If someone had taken a snapshot of Mary and Joseph and Jesus, perhaps it could have been captioned “(Not a real family)”. Or maybe that’s just what everyone was thinking as they walked down the street. After all, Mary had never actually slept with her husband Joseph. She had never actually seen the face of the baby’s Father. Joseph pretty much adopted this baby that his wife was bearing even though she was apparently a virgin. (I don’t exactly envision Joseph sitting on the front stoop, smoking a cigar with his buddies who are smacking him on the back with congratulatory remarks, like, “Atta boy, Joe!” Or “Way to go, Buddy!”) Come to think of it, the baby himself had actually been sent away from heaven by his Father.
Not exactly the warm fuzzy picture you want to wish for anyone on his day of birth.
But sadness does not have to mean hopelessness.
And that is exactly what makes this birthday so absolutely wonderful and breathtaking. We wouldn’t want this to be a “normal” birth story, or a “normal” family.
Immanuel – “God with us” – was no “normal” man. Who else was born with the purpose to save His people from their sin? To shine a Light into the dark world? To help those of us who are single moms, lonely dads, adopted children, children who are waiting to be adopted, hurting spouses, couples who yearn for a child, people who yearn for a spouse, widows, widowers, people who have had lots of lovers but have never known love? To redeem those of us with unmanageable mortgages, addictions, angry children, no jobs, no joy? (Maybe God had some insight as to what “normal” would look like in 2019. After all, He sympathizes with us in our weakness, yes?)

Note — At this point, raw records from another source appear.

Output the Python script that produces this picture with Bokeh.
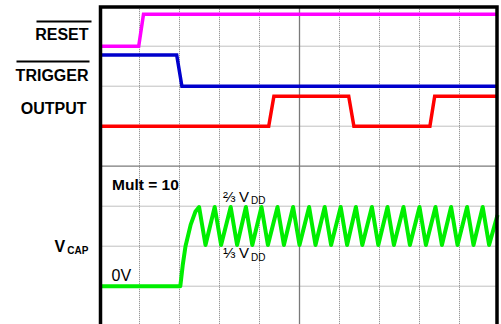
from bokeh.plotting import figure
from bokeh.models import Range1d, Label
from bokeh.embed import file_html
from bokeh.resources import INLINE

# ---- data (time in divisions, level in divisions) ----
reset_t = [0.0, 0.98, 1.1, 9.95]
reset_v = [7.0, 7.0, 7.8, 7.8]

trigger_t = [0.0, 1.93, 2.06, 9.95]
trigger_v = [6.78, 6.78, 6.0, 6.0]

output_t = [0.0, 4.23, 4.36, 6.23, 6.36, 8.26, 8.38, 9.95]
output_v = [5.0, 5.0, 5.75, 5.75, 5.0, 5.0, 5.75, 5.75]

vcap_start_t = [0.0, 2.02, 2.08, 2.15, 2.28, 2.4]
vcap_start_v = [1.0, 1.0, 1.52, 2.0, 2.54, 2.87]
peak_t = [2.49, 2.88, 3.28, 3.66, 4.05, 4.45, 4.84, 5.24, 5.63, 6.03,
          6.41, 6.81, 7.2, 7.6, 8.0, 8.4, 8.79, 9.19, 9.58]
peak_v = [2.98, 2.98, 2.98, 2.98, 2.98, 2.98, 2.98, 2.98, 2.98, 2.98,
          2.98, 2.98, 2.98, 2.98, 2.98, 2.98, 2.98, 2.98, 2.98]
trough_t = [2.65, 3.04, 3.44, 3.82, 4.21, 4.61, 5.0, 5.4, 5.79, 6.19,
            6.57, 6.97, 7.36, 7.76, 8.16, 8.56, 8.95, 9.35, 9.74]
trough_v = [2.03, 2.03, 2.03, 2.03, 2.03, 2.03, 2.03, 2.03, 2.03, 2.03,
            2.03, 2.03, 2.03, 2.03, 2.03, 2.03, 2.03, 2.03, 2.03]
vcap_end_t = [9.95]
vcap_end_v = [2.78]

# screen grid (divisions)
x_grid = [1, 2, 3, 4, 6, 7, 8, 9]
y_grid = [1, 2, 3, 5, 6, 7]
x_center = [5]
y_center = [4]
x_left, x_right = 0.025, 9.9375
y_top, y_bottom = 7.9775, 0.0

# build VCAP trace from the arrays
vcap_t = list(vcap_start_t)
vcap_v = list(vcap_start_v)
for pt, pv, tt, tv in zip(peak_t, peak_v, trough_t, trough_v):
    vcap_t += [pt, tt]
    vcap_v += [pv, tv]
vcap_t += vcap_end_t
vcap_v += vcap_end_v

FONT = "Liberation Sans"

p = figure(width=501, height=324,
           x_range=Range1d(-2.475, 10.05), y_range=Range1d(0.0425, 8.1425),
           output_backend="svg", toolbar_location=None,
           x_axis_location=None, y_axis_location=None,
           min_border_left=0, min_border_right=0,
           min_border_top=0, min_border_bottom=0)
p.outline_line_color = None
p.background_fill_color = "white"
p.border_fill_color = "white"
p.xgrid.visible = False
p.ygrid.visible = False

# dotted graticule
p.segment(x0=x_grid, x1=x_grid, y0=[y_bottom] * len(x_grid), y1=[y_top] * len(x_grid),
          line_color="#808080", line_width=1, line_dash="1 1")
p.segment(x0=[x_left] * len(y_grid), x1=[x_right] * len(y_grid), y0=y_grid, y1=y_grid,
          line_color="#808080", line_width=1, line_dash="1 1")
# solid centre lines
p.segment(x0=x_center, x1=x_center, y0=[y_bottom], y1=[y_top],
          line_color="#7a7a7a", line_width=1.3)
p.segment(x0=[x_left], x1=[x_right], y0=y_center, y1=y_center,
          line_color="#7a7a7a", line_width=1.3)

p.line(reset_t, reset_v, line_color="#ff00ff", line_width=3.5, line_join="miter")
p.line(trigger_t, trigger_v, line_color="#0000cc", line_width=3.5, line_join="miter")
p.line(output_t, output_v, line_color="#ff0000", line_width=3.5, line_join="miter")
p.line(vcap_t, vcap_v, line_color="#00ee00", line_width=4, line_join="round")

# frame border (left, top, right)
p.line([x_left, x_left, x_right, x_right], [y_bottom, y_top, y_top, y_bottom],
       line_color="black", line_width=3.5, line_join="miter")


def lab(x, y, text, size, bold=False, align="left"):
    px = float(size.replace("px", ""))
    p.add_layout(Label(x=x, y=y, text=text, text_font=FONT,
                       text_font_size=size,
                       text_font_style="bold" if bold else "normal",
                       text_align=align, text_baseline="alphabetic",
                       y_offset=round(0.44 * px, 1),
                       text_color="black"))


# left-side signal names
lab(-0.275, 7.1175, "RESET", "16px", True, "right")
lab(-0.275, 6.1, "TRIGGER", "16px", True, "right")
lab(-0.325, 5.2675, "OUTPUT", "16px", True, "right")
lab(-1.125, 1.825, "V", "16px", True)
lab(-0.8075, 1.785, "CAP", "10px", True)

# overlines for active-low signals
p.segment(x0=[-1.575, -2.075], x1=[-0.2, -0.25], y0=[7.6175, 6.6175], y1=[7.6175, 6.6175],
          line_color="black", line_width=2)

# in-plot annotations
lab(0.3125, 3.3675, "Mult = 10", "15.5px", True)
lab(0.3, 1.1, "0V", "16px")
lab(3.0875, 3.08, "⅔", "15px")
lab(3.4875, 3.08, "V", "15px")
lab(3.7875, 3.03, "DD", "10px")
lab(3.0875, 1.6675, "⅓", "15px")
lab(3.4875, 1.6675, "V", "15px")
lab(3.7875, 1.6175, "DD", "10px")

open("out.html", "w").write(file_html(p, INLINE))
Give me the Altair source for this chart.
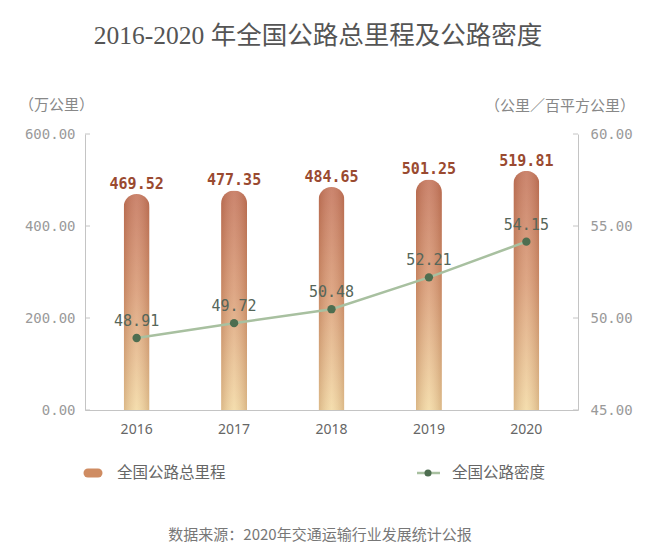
import altair as alt
import pandas as pd

years = ["2016", "2017", "2018", "2019", "2020"]
mileage = [469.52, 477.35, 484.65, 501.25, 519.81]
density = [48.91, 49.72, 50.48, 52.21, 54.15]
left_ticks = [0, 200, 400, 600]
right_ticks = [45, 50, 55, 60]

title_text = "2016-2020 年全国公路总里程及公路密度"
left_unit = "（万公里）"
right_unit = "（公里／百平方公里）"
legend_bar = "全国公路总里程"
legend_line = "全国公路密度"
source_text = "数据来源：2020年交通运输行业发展统计公报"

df = pd.DataFrame({"year": years, "km": mileage, "dens": density})
lt = pd.DataFrame({"v": left_ticks})
rt = pd.DataFrame({"v": right_ticks})
one = pd.DataFrame({"a": [0]})

W, H = 493, 276
MONO = "DejaVu Sans Mono"
SANS = "Noto Sans CJK SC"

xenc = alt.X("year:O", scale=alt.Scale(paddingInner=0, paddingOuter=0.03),
             axis=alt.Axis(title=None, labelAngle=0, ticks=False, domainColor="#c4c4c4",
                           labelColor="#666666", labelFont="Noto Sans", labelFontSize=14,
                           labelPadding=12))

yleft = alt.Y("km:Q", scale=alt.Scale(domain=[0, 600], nice=False),
              axis=alt.Axis(title=None, values=left_ticks, format=".2f", ticks=False,
                            grid=False, domainColor="#c4c4c4", labelColor="#9a9a9a",
                            labelFont=MONO, labelFontSize=14, labelPadding=10))

bar_grad = alt.Gradient(
    gradient="linear",
    stops=[alt.GradientStop(color="#c4745a", offset=0),
           alt.GradientStop(color="#d99a74", offset=0.45),
           alt.GradientStop(color="#f3d9a3", offset=1)],
    x1=0, x2=0, y1=0, y2=1)
shade_grad = alt.Gradient(
    gradient="linear",
    stops=[alt.GradientStop(color="rgba(130,60,30,0.22)", offset=0),
           alt.GradientStop(color="rgba(255,255,255,0.12)", offset=0.5),
           alt.GradientStop(color="rgba(130,60,30,0.22)", offset=1)],
    x1=0, x2=1, y1=0, y2=0)

bars = alt.Chart(df).mark_bar(width=26, color=bar_grad, cornerRadiusTopLeft=13,
                              cornerRadiusTopRight=13).encode(x=xenc, y=yleft)
shade = alt.Chart(df).mark_bar(width=26, color=shade_grad, cornerRadiusTopLeft=13,
                               cornerRadiusTopRight=13).encode(x=xenc, y=alt.Y("km:Q"))
bar_labels = alt.Chart(df).mark_text(dy=-10, font=MONO, fontSize=15, fontWeight=600,
                                     color="#9a4a30").encode(
    x=xenc, y=alt.Y("km:Q"), text=alt.Text("km:Q", format=".2f"))
lticks = alt.Chart(lt).mark_rule(color="#c4c4c4").encode(
    y=alt.Y("v:Q"), x=alt.value(0), x2=alt.value(5))

left = alt.layer(bars, shade, bar_labels, lticks)

yright = alt.Y("dens:Q", scale=alt.Scale(domain=[45, 60], nice=False),
               axis=alt.Axis(title=None, orient="right", values=right_ticks, format=".2f",
                             ticks=False, grid=False, domainColor="#c4c4c4",
                             labelColor="#9a9a9a", labelFont=MONO, labelFontSize=14,
                             labelPadding=12))
line = alt.Chart(df).mark_line(color="#a8c0a0", strokeWidth=2.5).encode(x=xenc, y=yright)
pts = alt.Chart(df).mark_point(filled=True, size=70, color="#4e6e50", opacity=1).encode(
    x=xenc, y=alt.Y("dens:Q"))
dlabels = alt.Chart(df).mark_text(dy=-17, font=MONO, fontSize=15, color="#56665a").encode(
    x=xenc, y=alt.Y("dens:Q"), text=alt.Text("dens:Q", format=".2f"))
rticks = alt.Chart(rt).mark_rule(color="#c4c4c4").encode(
    y=alt.Y("v:Q"), x=alt.value(W - 5), x2=alt.value(W))

right = alt.layer(line, pts, dlabels, rticks)


def txt(s, x, y, size, color, align="left", font=SANS):
    return alt.Chart(one).mark_text(text=s, align=align, baseline="middle", fontSize=size,
                                    color=color, font=font).encode(
        x=alt.value(x), y=alt.value(y))


title = txt(title_text, 233, -98, 25.5, "#555555", align="center",
            font="Liberation Serif, Noto Sans CJK SC")
lunit = txt(left_unit, -66, -29, 15, "#888888")
runit = txt(right_unit, 550, -28, 15, "#888888", align="right")
leg1_icon = alt.Chart(one).mark_rule(color="#cf8c62", strokeWidth=9, strokeCap="round").encode(
    x=alt.value(3), x2=alt.value(13), y=alt.value(339))
leg1_text = txt(legend_bar, 32, 339, 15.5, "#666666")
leg2_line = alt.Chart(one).mark_rule(color="#a8c0a0", strokeWidth=2.5).encode(
    x=alt.value(332), x2=alt.value(355), y=alt.value(339))
leg2_dot = alt.Chart(one).mark_point(filled=True, size=50, color="#4e6e50", opacity=1).encode(
    x=alt.value(343), y=alt.value(339))
leg2_text = txt(legend_line, 367, 339, 15.5, "#666666")
source = txt(source_text, 235, 401, 15, "#777777", align="center")

chart = alt.layer(left, right, title, lunit, runit, leg1_icon, leg1_text, leg2_line, leg2_dot,
                  leg2_text, source).resolve_scale(y="independent").properties(
    width=W, height=H,
    autosize=alt.AutoSizeParams(type="none"),
    padding={"left": 85, "top": 134, "right": 82, "bottom": 147},
    background="white",
).configure_view(stroke=None)

chart.save("out.html", embed_options={"renderer": "svg", "actions": False})
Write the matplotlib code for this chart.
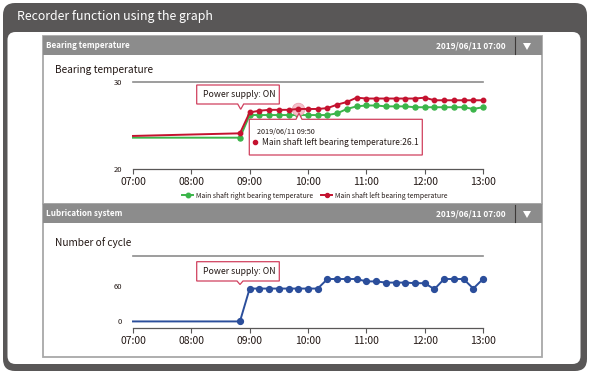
import matplotlib
matplotlib.use("Agg")
import matplotlib.pyplot as plt
from matplotlib.patches import FancyBboxPatch, Rectangle, Polygon

# ---------------- data ----------------
times = ["07:00", "08:50", "09:00", "09:10", "09:20", "09:30", "09:40", "09:50",
         "10:00", "10:10", "10:20", "10:30", "10:40", "10:50", "11:00", "11:10",
         "11:20", "11:30", "11:40", "11:50", "12:00", "12:10", "12:20", "12:30",
         "12:40", "12:50", "13:00"]
right_temp = [23.6, 23.6, 26.2, 26.2, 26.2, 26.2, 26.2, 26.2, 26.2, 26.2, 26.2,
              26.4, 26.9, 27.2, 27.3, 27.3, 27.2, 27.2, 27.2, 27.1, 27.1, 27.1,
              27.1, 27.1, 27.1, 26.9, 27.1]
left_temp = [23.8, 24.1, 26.5, 26.7, 26.8, 26.8, 26.8, 26.9, 26.9, 26.9, 27.0,
             27.4, 27.7, 28.2, 28.1, 28.1, 28.1, 28.1, 28.1, 28.1, 28.2, 27.9,
             27.9, 27.9, 27.9, 27.9, 27.9]
cycles = [0, 0, 55, 55, 55, 55, 55, 55, 55, 55, 71, 71, 71, 71, 67, 67, 65, 65,
          65, 64, 64, 54, 71, 71, 71, 55, 71]
xtick_labels = ["07:00", "08:00", "09:00", "10:00", "11:00", "12:00", "13:00"]
temp_ticks = [20, 30]
cycle_ticks = [0, 60]
highlight_time = "09:50"
tooltip_value = "26.1"


def to_min(t):
    h, m = t.split(":")
    return (int(h) - 7) * 60 + int(m)


xm = [to_min(t) for t in times]
xt = [to_min(t) for t in xtick_labels]

FONT = ["Noto Sans CJK JP", "DejaVu Sans"]
plt.rcParams["font.family"] = FONT

W, H = 589, 377
fig = plt.figure(figsize=(W / 100, H / 100), dpi=100)
fig.patch.set_facecolor("white")

DARK = "#595757"
HEAD = "#8c8c8c"
BORDER = "#a8a8a8"
TXT = "#231815"
GREEN = "#3bb54a"
RED = "#c4122f"
BLUE = "#2b4e9b"
CALL = "#d0405e"

bg = fig.add_axes([0, 0, 1, 1])
bg.set_xlim(0, W)
bg.set_ylim(H, 0)
bg.axis("off")

# outer frame
bg.add_patch(FancyBboxPatch((3, 3), 584, 368, boxstyle="round,pad=0,rounding_size=12",
                            fc=DARK, ec="none"))
bg.add_patch(FancyBboxPatch((7.5, 32), 573, 332, boxstyle="round,pad=0,rounding_size=8",
                            fc="white", ec="none"))
bg.text(17, 16.5, "Recorder function using the graph", color="white", fontsize=8.9,
        va="center", ha="left")


def panel(y0, y1, title, subtitle, ysub):
    bg.add_patch(Rectangle((43, y0), 499, y1 - y0, fc="white", ec=BORDER, lw=1.3))
    bg.add_patch(Rectangle((43, y0), 499, 19, fc=HEAD, ec="none"))
    bg.text(46, y0 + 9.5, title, color="white", fontsize=5.8, fontweight="bold",
            va="center", ha="left")
    bg.text(506, y0 + 9.5, "2019/06/11 07:00", color="white", fontsize=6.0,
            fontweight="bold", va="center", ha="right")
    bg.plot([515, 515], [y0 + 1, y0 + 18], color="#3d3a39", lw=0.8)
    bg.add_patch(Polygon([(523, y0 + 7), (531, y0 + 7), (527, y0 + 14)], closed=True,
                         fc="white", ec="none"))
    bg.text(55, ysub, subtitle, color=TXT, fontsize=7.3, va="center", ha="left")


panel(36, 204, "Bearing temperature", "Bearing temperature", 70)
panel(204, 357, "Lubrication system", "Number of cycle", 242.7)


def px_axes(x0, y0, x1, y1):
    return fig.add_axes([x0 / W, 1 - y1 / H, (x1 - x0) / W, (y1 - y0) / H])


def style_axes(ax, ylim, yticks):
    ax.set_xlim(0, 360)
    ax.set_ylim(*ylim)
    ax.patch.set_visible(False)
    for s in ("left", "right"):
        ax.spines[s].set_visible(False)
    ax.spines["top"].set_color("#8c8c8c")
    ax.spines["top"].set_linewidth(1.2)
    ax.spines["bottom"].set_color(DARK)
    ax.spines["bottom"].set_linewidth(0.9)
    ax.set_xticks(xt)
    ax.set_xticklabels(xtick_labels)
    ax.set_yticks(yticks)
    ax.set_yticklabels([str(v) for v in yticks])
    ax.tick_params(axis="x", direction="out", length=3.5, width=0.8, color=DARK,
                   labelsize=7.5, labelcolor=TXT, pad=2.5)
    ax.tick_params(axis="y", length=0, labelsize=5.5, labelcolor=TXT, pad=8)


ax1 = px_axes(133, 82, 483, 169)
style_axes(ax1, (20, 30), temp_ticks)
mk = list(range(1, len(times)))
ax1.plot(xm, right_temp, color=GREEN, lw=1.4, marker="o", ms=3.6, markevery=mk,
         label="Main shaft right bearing temperature", clip_on=False, zorder=3)
ax1.plot(xm, left_temp, color=RED, lw=1.4, marker="o", ms=3.2, markevery=mk,
         label="Main shaft left bearing temperature", clip_on=False, zorder=4)
hi = times.index(highlight_time)
ax1.plot([xm[hi]], [left_temp[hi]], marker="o", ms=9, mfc="#f5c0ca", mec="#eda3b3",
         mew=0.6, ls="none", zorder=3.5)
leg = fig.legend(loc="center", bbox_to_anchor=(315 / W, 1 - 195.5 / H), ncol=2,
                 frameon=False, fontsize=4.9, handlelength=1.6, handletextpad=0.5,
                 columnspacing=1.1, markerscale=0.9)
for t in leg.get_texts():
    t.set_color(TXT)

ax2 = px_axes(133, 256, 483, 328)
style_axes(ax2, (-11, 109.5), cycle_ticks)
ax2.plot(xm, cycles, color=BLUE, lw=1.4, marker="o", ms=4.2, markevery=mk,
         clip_on=False, zorder=3)

# overlay for callouts
ov = fig.add_axes([0, 0, 1, 1], zorder=10)
ov.set_xlim(0, W)
ov.set_ylim(H, 0)
ov.axis("off")


def callout_down(x0, y0, x1, y1, tx, ty, hw=3):
    pts = [(x0, y0), (x1, y0), (x1, y1), (tx + hw, y1), (tx, ty), (tx - hw, y1), (x0, y1)]
    ov.add_patch(Polygon(pts, closed=True, fc="white", ec=CALL, lw=0.9))


def callout_up(x0, y0, x1, y1, tx, ty, hw=3):
    pts = [(x0, y0), (tx - hw, y0), (tx, ty), (tx + hw, y0), (x1, y0), (x1, y1), (x0, y1)]
    ov.add_patch(Polygon(pts, closed=True, fc="white", ec=CALL, lw=0.9))


callout_down(196.7, 85, 279.3, 104, 240.7, 109.3)
ov.text(202.7, 94.7, "Power supply: ON", fontsize=6.3, color=TXT, va="center", ha="left")

callout_up(249.3, 119.3, 422.3, 155, 299, 113.3)
ov.text(257, 132.3, "2019/06/11 " + highlight_time, fontsize=5.2, color=TXT,
        va="center", ha="left")
ov.plot([254.7], [142.3], marker="o", ms=3, color=RED, ls="none")
ov.text(262.3, 142.3, "Main shaft left bearing temperature:" + tooltip_value,
        fontsize=6.0, color=TXT, va="center", ha="left")

callout_down(196.7, 261.7, 279.3, 281, 240, 284.5)
ov.text(202.7, 271.3, "Power supply: ON", fontsize=6.3, color=TXT, va="center", ha="left")

fig.savefig("out.png", dpi=100)
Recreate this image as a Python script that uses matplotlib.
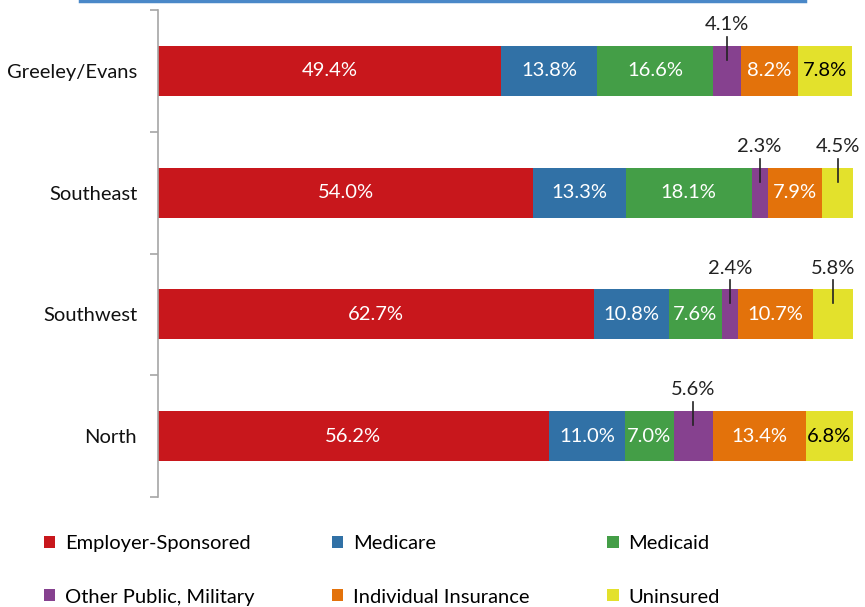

God was born. And because of it, a “Real Family” was created. A family in which He is the brother of all who believe that “the Word became flesh and lived for a while among us.” And if you know Him as your Brother, you know His Father as your Father.
As I have grown into the body of an adult, I still love Christmas. But I understand a little more that a Christmas tree means nothing without another tree, one that is shaped as a cross and has no shining lights, but the shine of blood dripping under rusty nails. And it is erected in the Spring, not amidst the fallen snow.
Jesus came to taste our sadness so that we can feast on his joy.
So I better understand why the little Lord Jesus asleep on the hay became a man of sorrows on that tree of affliction, but where, O death is now thy sting? as he arose a victor and with his saints he now reigns forever. Those third and fourth verses of Christmas carols can be sung louder than the first, because, of course, Easter is what Christmas is all about.
From Hebrews: Let us fix our eyes on Jesus, author and perfecter of our faith, who for the joy set before him endured the cross, scorning its shame, and is seated at the right hand of the throne of God.
Somehow Jesus’ joy was greater because of his suffering.
Do you think Jesus gets excited at Easter, like a little kid on Christmas Eve? I can’t wrap my mind around the joy he must have remembering that day. Of course his joy is every day, but this day must be absolutely amazing!
And if this Jesus is your Savior, then his joy is your joy, because he tells us in John 14, “In my Father’s house are many rooms; if it were not so, I would have told you. I am going there to prepare a place for you. And if I go and prepare a place for you, I will come back and take you to be with me that you also may be where I am,” and Psalm 16:11 promises that we will be filled with joy in his presence.
Why do we sing? We sing the gospel, the good news, the story of redemption in these carols. We sing of the joy, we sing of the sorrow, and we sing of the hope that is to come!
- Dearest Lord, thee will I cherish. Though my breath fail in death, Yet I shall not perish, But with thee abide forever There on high, in that joy Which can vanish never.
- No more let sins and sorrows grow, nor thorns infest the ground; he comes to make his blessings flow far as the curse is found.
- Thus rejoicing, free from sorrow, praises voicing, greet the morrow…
David Mathis writes: “You have sorrow now,” says Jesus, “but I will see you again, and your hearts will rejoice, and no one will take your joy from you” (John 16:22). When we see him face to face, our joy will finally be full and unencumbered. And it will be indomitable. No one will take your joy from you.
So go ahead and string up those lights. Pop a cork. O Come, All Ye Faithful, and hear the tidings of comfort and joy. Take your cue from the angels and sing! Come and see what the Lord has done! Wait and see what the Lord will do. Because some things are worth celebrating. And some things are absolutely worth waiting for!
Originally written and spoken for a gathering of women at Brick Lane Community Church for Christmas 2019.